C’est pourquoi les TAAF peuvent être considérées comme un « bright spot » : elles mettent en œuvre des actions qui améliorent la résilience des écosystèmes en faisant intervenir des partenariats originaux (IPEV, forces armées de la zone sud de l’océan Indien) ; ces actions ont vocation à être reproduites sur d’autres territoires, notamment insulaires, ce qui donne aux TAAF un véritable rôle de préfigurateur.

LES TAAF, TERRITOIRE PRIVILÉGIÉ POUR LA RECHERCHE SCIENTIFIQUE

La description des TAAF développée jusqu’ici montre à quel point notre collectivité constitue un laboratoire idéal pour les scientifiques qui s’intéressent aux enjeux environnementaux actuels.

De nombreux programmes scientifiques s’appuient sur les îles subantarctiques et la Terre-Adélie. En sciences du vivant, ces territoires accueillent des programmes dont le but est de comprendre la façon dont les espèces réagissent aux changements globaux. Ces recherches sont permises par l’ancienneté du suivi scientifique qui remonte jusqu’à cinquante ans pour certaines populations aviaires ; les scientifiques sont ainsi capables de prédire les évolutions des populations à court ou moyen terme, ce qui renforce l’assise scientifique de la gestion des zones protégées des TAAF. En sciences de la terre et de l’univers, les territoires des TAAF sont particulièrement précieux pour la recherche géophysique, qui manque de points de mesure dans les régions australes. Des données sur la sismologie, le magnétisme et l’atmosphère sont ainsi recueillies sur les districts austraux ; elles s’ajoutent aux observations réalisées par Météo France qui bénéficie d’observatoires exempts de perturbations extérieures. A titre d’exemple, la base d’Amsterdam accueille l’unique poste d’observation du CO2 de l’océan Indien, dont les mesures sont utilisées par les experts du GIEC pour prévoir les évolutions futures du climat. La qualité de la recherche française dans la zone subantarctique se traduit par un nombre important de publications scientifiques : la France est le premier pays en termes d’articles publiés.

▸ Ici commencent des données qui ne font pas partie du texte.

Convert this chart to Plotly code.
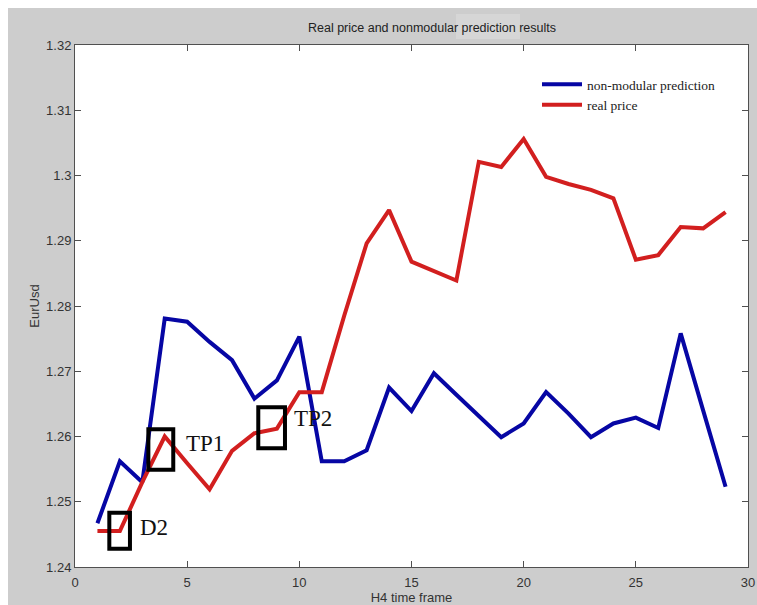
import plotly.graph_objects as go

# H4 bars (time frame index)
steps = list(range(1, 30))

# non-modular network prediction of EUR/USD
prediction = [1.2467, 1.2562, 1.2530, 1.2781, 1.2776, 1.2745, 1.2717, 1.2658, 1.2686, 1.2753,
              1.2562, 1.2562, 1.2579, 1.2675, 1.2639, 1.2697, 1.2664, 1.2632, 1.2599, 1.2620,
              1.2668, 1.2635, 1.2599, 1.2620, 1.2629, 1.2613, 1.2758, 1.2640, 1.2523]

# observed EUR/USD close
real_price = [1.2455, 1.2455, 1.2530, 1.2600, 1.2559, 1.2519, 1.2578, 1.2605, 1.2612, 1.2668,
              1.2668, 1.2785, 1.2896, 1.2947, 1.2868, 1.2854, 1.2839, 1.3021, 1.3013, 1.3056,
              1.2998, 1.2987, 1.2978, 1.2965, 1.2871, 1.2878, 1.2921, 1.2919, 1.2944]

# marked turning points: label, box x-extent, box y-extent, label anchor
marker_labels = ["D2", "TP1", "TP2"]
marker_x = [(1.53, 2.45), (3.27, 4.38), (8.17, 9.36)]
marker_y = [(1.2428, 1.2483), (1.2549, 1.2611), (1.2582, 1.2645)]
label_pos = [(2.80, 1.2460), (4.85, 1.2590), (9.68, 1.2628)]

x_ticks = [0, 5, 10, 15, 20, 25, 30]
y_ticks = [1.24, 1.25, 1.26, 1.27, 1.28, 1.29, 1.30, 1.31, 1.32]
y_tick_text = ["1.24", "1.25", "1.26", "1.27", "1.28", "1.29", "1.3", "1.31", "1.32"]

BLUE = "#0606a4"
RED = "#d21f1f"
GRAY_BG = "#cdcdcd"
SANS = "Liberation Sans, Arial, sans-serif"
SERIF = "Liberation Serif, Times New Roman, serif"

fig = go.Figure()
fig.add_trace(go.Scatter(x=steps, y=prediction, mode="lines", name="non-modular prediction",
                         line=dict(color=BLUE, width=4)))
fig.add_trace(go.Scatter(x=steps, y=real_price, mode="lines", name="real price",
                         line=dict(color=RED, width=4)))

for lab, (x0, x1), (y0, y1), (lx, ly) in zip(marker_labels, marker_x, marker_y, label_pos):
    fig.add_shape(type="rect", xref="x", yref="y", x0=x0, x1=x1, y0=y0, y1=y1,
                  line=dict(color="black", width=4), fillcolor="rgba(0,0,0,0)")
    fig.add_annotation(x=lx, y=ly, xref="x", yref="y", text=lab, showarrow=False,
                       xanchor="left", yanchor="middle",
                       font=dict(family=SERIF, size=23, color="#111111"))

# figure window geometry in pixels
W, H = 757, 605
L, R, T, B = 75, 9, 45, 38
pw, ph = W - L - R, H - T - B
def px_x(p):
    return (p - L) / pw
def px_y(p):
    return (H - B - p) / ph

# thin white edge along the top and left of the figure window
fig.add_shape(type="rect", xref="paper", yref="paper", x0=px_x(0), x1=px_x(W),
              y0=px_y(8), y1=px_y(0), line=dict(width=0), fillcolor="white", layer="above")
fig.add_shape(type="rect", xref="paper", yref="paper", x0=px_x(0), x1=px_x(8),
              y0=px_y(H), y1=px_y(0), line=dict(width=0), fillcolor="white", layer="above")
# faint lighter patch behind the end of the title
fig.add_shape(type="rect", xref="paper", yref="paper", x0=px_x(456), x1=px_x(520),
              y0=px_y(39), y1=px_y(14), line=dict(width=0), fillcolor="#d6d6d6", layer="below")

axis_common = dict(showline=True, linecolor="#505050", linewidth=1, mirror="ticks",
                   ticks="inside", ticklen=6, tickcolor="#505050", showgrid=False,
                   zeroline=False, automargin=False,
                   tickfont=dict(family=SANS, size=13, color="#333333"))

fig.update_xaxes(range=[0, 30], tickvals=x_ticks, ticktext=[str(v) for v in x_ticks],
                 ticklabelstandoff=3,
                 title=dict(text="H4 time frame", font=dict(family=SANS, size=13, color="#333333"),
                            standoff=6),
                 **axis_common)
fig.update_yaxes(range=[1.24, 1.32], tickvals=y_ticks, ticktext=y_tick_text,
                 title=dict(text="EurUsd", font=dict(family=SANS, size=13, color="#333333"),
                            standoff=3),
                 **axis_common)

fig.update_layout(
    width=W, height=H,
    margin=dict(l=L, r=R, t=T, b=B, pad=0, autoexpand=False),
    paper_bgcolor=GRAY_BG, plot_bgcolor="white",
    title=dict(text="Real price and nonmodular prediction results", x=432 / W, xanchor="center",
               y=1 - 28 / H, yanchor="middle", font=dict(family=SANS, size=12.5, color="#222222")),
    legend=dict(x=px_x(537), y=px_y(69), xanchor="left", yanchor="top",
                bgcolor="rgba(0,0,0,0)", borderwidth=0, itemwidth=40,
                font=dict(family=SERIF, size=13.5, color="#222222")),
    showlegend=True,
)

fig.write_html("out.html")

Dans les îles Eparses, des stations installées récemment permettent de suivre la biodiversité marine, mais aussi d’étudier les marées, le niveau de la mer ou encore la sismologie. Ces programmes sont mis en œuvre sur une base pluridisciplinaire et s’appuient sur le concours d’investisseurs privés tels que Veolia Environnement ou Total.

LA PERSPECTIVE D’UNE INTÉGRATION AUX RÉSEAUX INTERNATIONAUX

Pour tirer le meilleur parti de la dispersion des territoires des TAAF dans l’hémisphère sud, il importe d’inscrire les programmes de recherche dans une perspective régionale, voire mondiale. Les TAAF contribuent d’ores et déjà, entre autres, au Groupe d’experts intergouvernemental sur l’évolution du climat (GIEC), au réseau d’étude de la dynamique océanographique (IndOOS) et au réseau mondial de suivi des récifs coralliens (GCRMN). La coopération à l’échelle régionale représente la « nouvelle frontière » des territoires de la collectivité : elle pourrait prendre la forme d’un grand Observatoire du climat et de la biodiversité dans l’océan Indien, en partenariat avec les autres pays présents dans le canal du Mozambique et dans le sud de l’océan Indien.

Composé de cinq districts : Kerguelen, Croset, St-Paul-et-Amsterdam, Terre-Adélie, îles Eparses, le territoire des TAAF s’étend, zones économiques exclusives (ZEE) incluses, sur plus de 2 300 000 km2. Ici le site de reproduction de manchots empereurs de Terre-Adélie.